Thursday, December 06, 2001

I've already read two Roosevelt Biographies, but I may need to read a third. NR has a review this month of Edmund Morris' Theodore Rex, and I'm captivated. From his first speech to congress as president (on foreign terrorists):
The wind is sowed by the men who preach such doctrines, and they cannot escape their responsibility for the whirlwind that is reaped. . . . They and those like them should be kept out of this country; and if found here they should be promptly deported to the country whence they came; and far-reaching provision should be made for the punishment of those who stay.

Can you name me a past president you would rather have in office today??

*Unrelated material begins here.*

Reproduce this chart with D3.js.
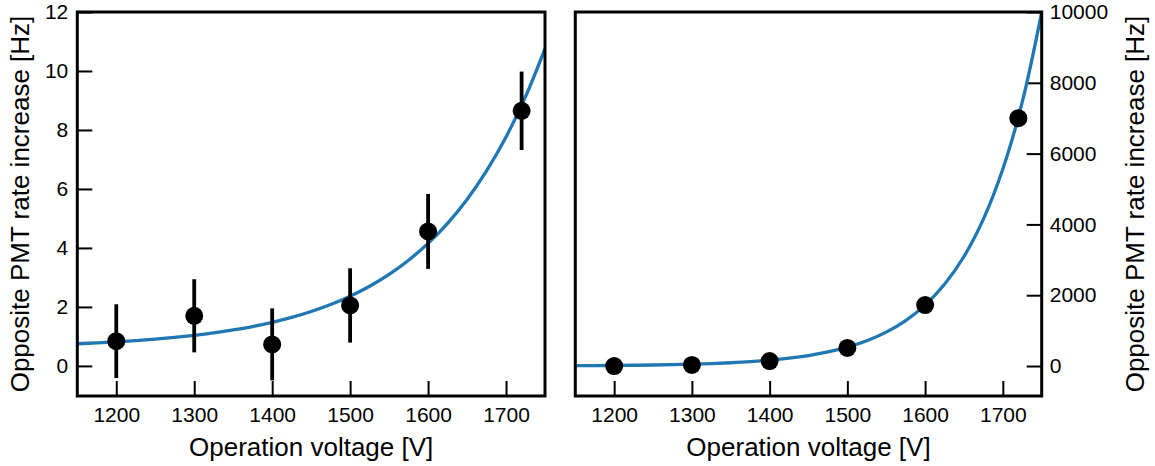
<!DOCTYPE html>
<html>
<head>
<meta charset="utf-8">
<script src="https://cdn.jsdelivr.net/npm/d3@7"></script>
<style>
  html, body { margin: 0; padding: 0; background: #fff; }
  svg { display: block; }
  text { font-family: "Liberation Sans", Arial, Helvetica, sans-serif; fill: #000; }
</style>
</head>
<body>
<svg id="chart" width="1155" height="466"></svg>
<script>
// ---- data ----
const voltages = [1200, 1300, 1400, 1500, 1600, 1720];
const leftRates = [0.84, 1.70, 0.73, 2.05, 4.56, 8.65];
const leftErrors = [1.25, 1.24, 1.22, 1.26, 1.27, 1.33];
const rightRates = [0, 30, 140, 510, 1720, 7000];

const fitVoltages = [1150, 1175, 1200, 1225, 1250, 1275, 1300, 1325, 1350, 1375, 1400, 1425, 1450,
                     1475, 1500, 1525, 1550, 1575, 1600, 1625, 1650, 1675, 1700, 1725, 1750];
const leftFit = [0.752, 0.781, 0.816, 0.858, 0.907, 0.965, 1.036, 1.119, 1.218, 1.336, 1.477, 1.644, 1.844,
                 2.082, 2.366, 2.703, 3.105, 3.585, 4.155, 4.836, 5.645, 6.611, 7.760, 9.129, 10.76];
const rightFit = [9, 12, 16, 21, 28, 38, 51, 68, 92, 123, 165, 221, 296,
                  397, 533, 714, 957, 1284, 1720, 2308, 3094, 4148, 5563, 7459, 10000];

const xTicks = [1200, 1300, 1400, 1500, 1600, 1700];
const leftYTicks = [0, 2, 4, 6, 8, 10, 12];
const rightYTicks = [0, 2000, 4000, 6000, 8000, 10000];

const xTitle = "Operation voltage [V]";
const yTitle = "Opposite PMT rate increase [Hz]";

// ---- layout ----
const svg = d3.select("#chart");
const plotTop = 12, plotBottom = 396;
const panels = [
  { x0: 77.3, x1: 545, yDomain: [-1.02, 12], yTicks: leftYTicks, rates: leftRates, errors: leftErrors,
    fit: leftFit, side: "left", titleX: 28.5, id: "L" },
  { x0: 575.3, x1: 1041.7, yDomain: [-847, 10000], yTicks: rightYTicks, rates: rightRates, errors: null,
    fit: rightFit, side: "right", titleX: 1143.5, id: "R" }
];
const blue = "#1f77b4";

panels.forEach(p => {
  const x = d3.scaleLinear().domain([1150, 1750]).range([p.x0, p.x1]);
  const y = d3.scaleLinear().domain(p.yDomain).range([plotBottom, plotTop]);
  const g = svg.append("g");

  svg.append("clipPath").attr("id", "clip" + p.id)
    .append("rect").attr("x", p.x0).attr("y", plotTop).attr("width", p.x1 - p.x0).attr("height", plotBottom - plotTop);

  const xa = g.append("g").attr("transform", `translate(0,${plotBottom})`)
    .call(d3.axisBottom(x).tickValues(xTicks).tickFormat(d3.format("d"))
      .tickSizeInner(-15).tickSizeOuter(0).tickPadding(11));
  xa.select(".domain").remove();
  xa.selectAll("line").attr("stroke", "#000").attr("stroke-width", 2);
  xa.selectAll("text").style("font-size", "21px").attr("fill", "#000");

  let ya;
  if (p.side === "left") {
    ya = g.append("g").attr("transform", `translate(${p.x0},0)`)
      .call(d3.axisLeft(y).tickValues(p.yTicks).tickFormat(d3.format("d"))
        .tickSizeInner(-15).tickSizeOuter(0).tickPadding(9));
  } else {
    ya = g.append("g").attr("transform", `translate(${p.x1},0)`)
      .call(d3.axisRight(y).tickValues(p.yTicks).tickFormat(d3.format("d"))
        .tickSizeInner(-15).tickSizeOuter(0).tickPadding(8));
  }
  ya.select(".domain").remove();
  ya.selectAll("line").attr("stroke", "#000").attr("stroke-width", 2);
  ya.selectAll("text").style("font-size", "21px").attr("fill", "#000");

  const line = d3.line().x((d, i) => x(fitVoltages[i])).y(d => y(d)).curve(d3.curveCatmullRom.alpha(0.5));
  g.append("path").datum(p.fit).attr("clip-path", `url(#clip${p.id})`)
    .attr("d", line).attr("fill", "none").attr("stroke", blue).attr("stroke-width", 3.3);

  if (p.errors) {
    g.selectAll(".err").data(voltages).enter().append("line")
      .attr("x1", d => x(d)).attr("x2", d => x(d))
      .attr("y1", (d, i) => y(p.rates[i] - p.errors[i]))
      .attr("y2", (d, i) => y(p.rates[i] + p.errors[i]))
      .attr("stroke", "#000").attr("stroke-width", 3.8);
  }

  g.selectAll(".pt").data(voltages).enter().append("circle")
    .attr("cx", d => x(d)).attr("cy", (d, i) => y(p.rates[i]))
    .attr("r", 9).attr("fill", "#000");

  g.append("rect").attr("x", p.x0).attr("y", plotTop).attr("width", p.x1 - p.x0).attr("height", plotBottom - plotTop)
    .attr("fill", "none").attr("stroke", "#000").attr("stroke-width", 3);

  g.append("text").attr("x", (p.x0 + p.x1) / 2).attr("y", 456)
    .attr("text-anchor", "middle").style("font-size", "26px").text(xTitle);
  g.append("text").attr("transform", `translate(${p.titleX},${(plotTop + plotBottom) / 2}) rotate(-90)`)
    .attr("text-anchor", "middle").style("font-size", "26px").text(yTitle);
});
</script>
</body>
</html>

I suppose my favorite quality of TR's was his astonishing breadth of learning. Someone wote to him in 1903 asking what he head read in the first two years of his administration. His answer, in part:
Parts of Herodotus; the first and seventh books of Thucydides; all of Polybius; a little of Plutarch; Aeschylus' Orestean Trilogy; Sophocles' Seven Against Thebes; Euripides' Hippolytus and Bacchae; and Aristophanes' Frogs. . . . [biographies, in French, of Prince Eugene, Adm. de Ruyter, Turenne, and Sobieski]. . . Macbeth; Twelfth Night; Henry the Fouth; Henry the Fifth; Richard the Second . . . Church's Beowulf; Morris' translation of the Heimskringla . . . Sienkiewicz's Fire and Sword . . . Rob Roy; Waverly . . . Pickwick Papers; Nicholas Nickleby; Vanity Fair.